UX Wealth's Co-Founder & CEO, Kyle Wiggs has been voted Ten to Watch in 2025 - Innovators and influencers set to change the financial service industry.

"These ten individuals, in different ways and to different degrees, are building companies or pushing forward new initiatives that will have an outsized impact on the business of financial advice over the next few years. Each bear watching in that they are at the forefront of trends that will touch every advisor." - WealthManagement.com

TAMPS are somehow simultaneously old news (they were created over 30 years ago) and the current rage, as advisors increasingly look to outsource (or offload) investment functions to spend more time with clients and prospects.

Kyle 1Kyle Wiggs, co-founder and CEO of UX Wealth Partners, wants to push the TAMP even further into the future by harnessing an even hotter trend: artificial intelligence and machine learning.

UX is a single-interface, multi-custodial TAMP with roughly 13,000 accounts and $2 billion in AUM. It’s been built from the ground up to be a true all-in-one, cloud-native platform and includes trading and billing capabilities. The system is fundamentally sleeve-based with a proprietary order management system that has a UMA and SMA built in, so advisors can do all their trading, reporting and rebalancing in one place.

Whereas many fintechs concentrate heavily on the UI—how the product looks—Wiggs, who previously worked at Curian Capital, believes the focus should fall squarely on the UX—how the product feels to use (hence the name).

“I think as a [fintech] industry we’ve done a poor job collaborating,” Wiggs said. “Advisors use various technologies without ever really understanding how they are developed or how they integrate. There are disparate great ideas all over the place, but not the right connective tissue.”

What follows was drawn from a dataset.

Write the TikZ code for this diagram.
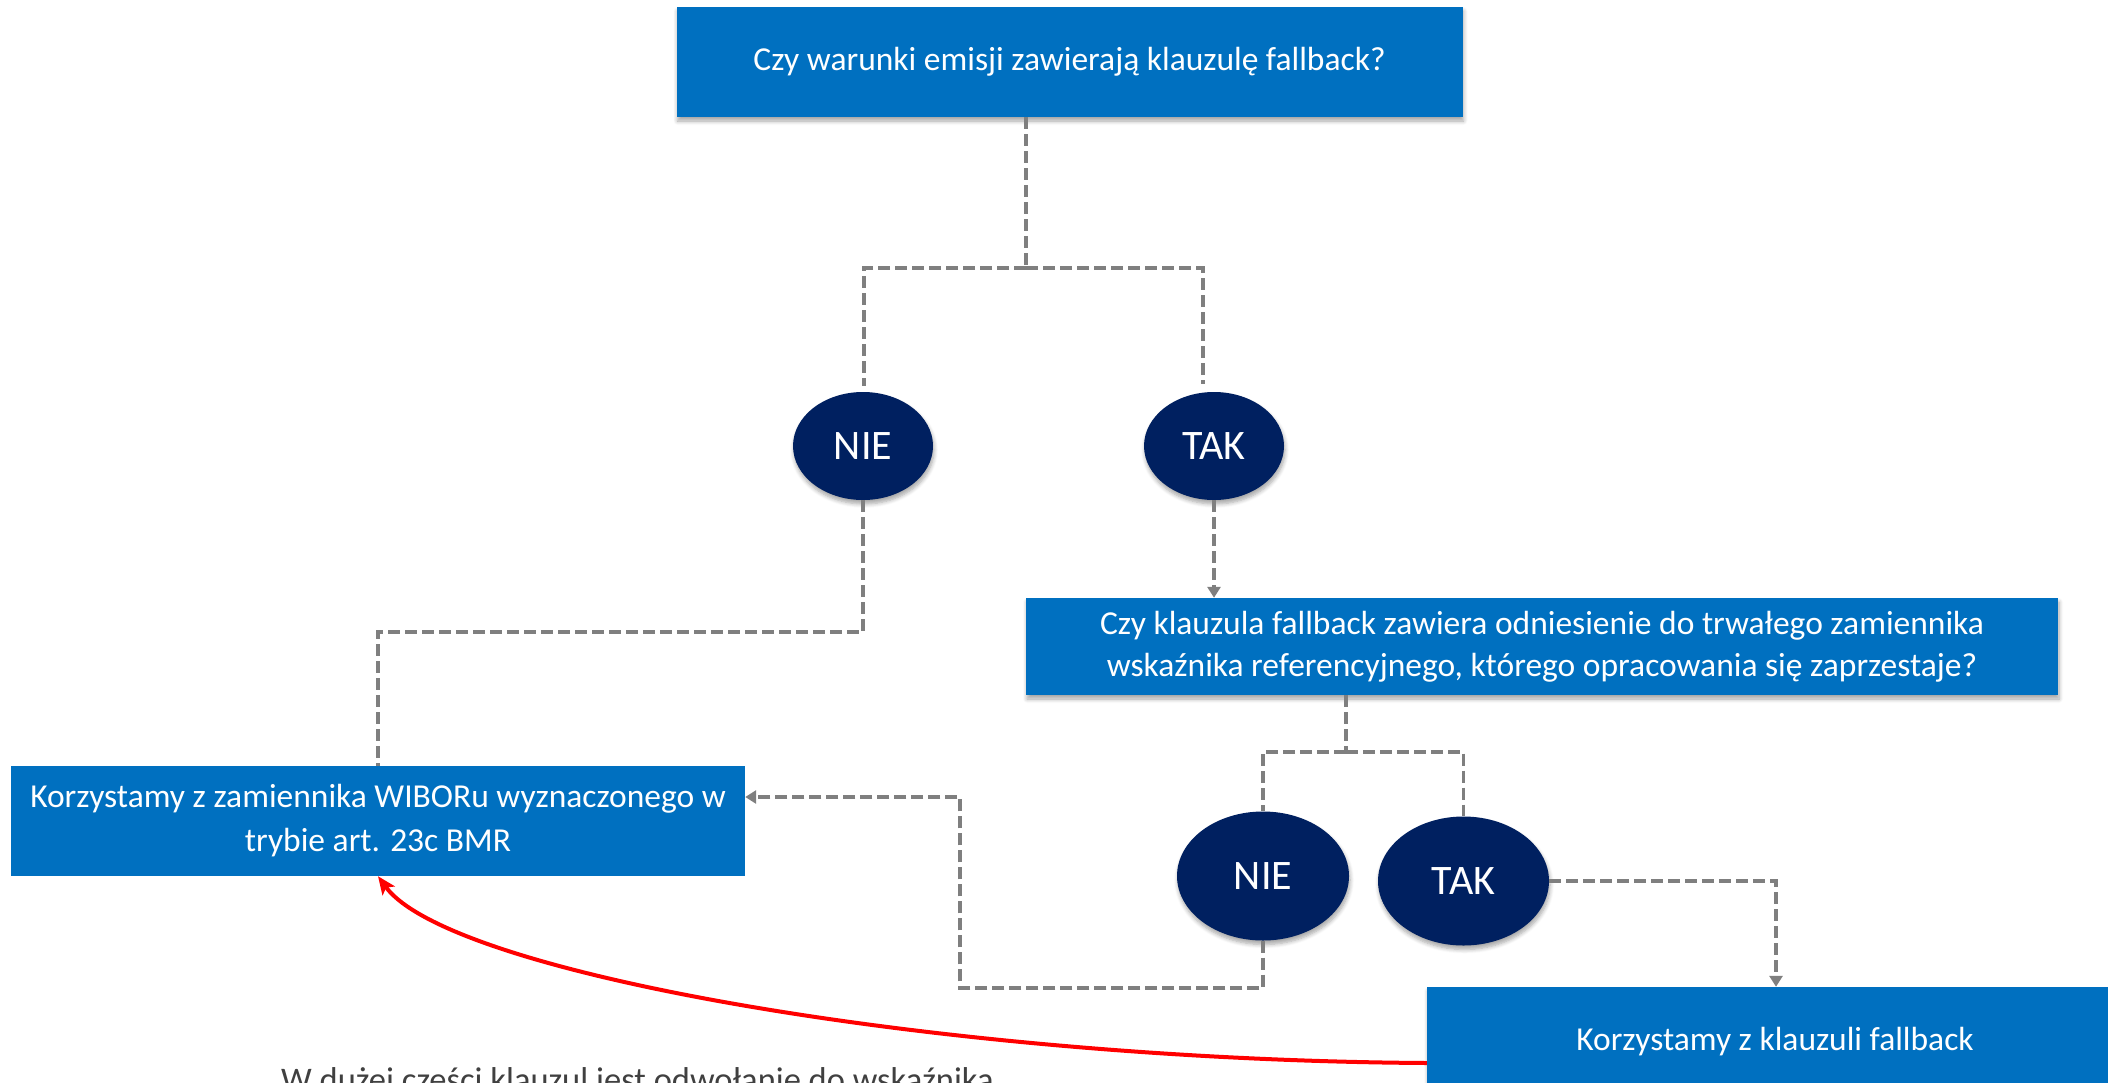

He intends for the Xperience Platform to act as the “plumbing” of an RIA, offering everything an advisor needs in one place while also being capable of filling in gaps and connecting the dots between a firm’s existing tech.

Unsurprisingly, flexibility is paramount for a product that somewhat aspires to be everything for everyone. As such, UX’s APIs are user-centered and open architecture, which allows interfaces to be built specifically for client’s needs.“Not every client has to use us for everything,” said Wiggs. “We’re a component.”

That same rationale applies to the AI and machine learning aspects of the platform. Though Wiggs himself is an AI evangelist and believes strongly in the value the nascent technologies can add to investing, particularly in active strategies—the demise of which he claims has been badly overstated—he concedes that not everyone is ready to embrace the machine.

“Many still don’t view AI as a helpful tool, but as a clear and present threat to their own jobs.” Wiggs explains. “We don’t want to force it on anyone, but just demonstrate to them that using AI and ML in specific capacities can be a boon. It’s not for every client, but it’s a useful tool to have access to even if you don’t fully embrace it.”

Make no mistake, though, Wiggs thinks that AI is, inexorably, the way forward.

“Eventually human beings buying and selling investments will go the same way as smoking sections in restaurants,” he said.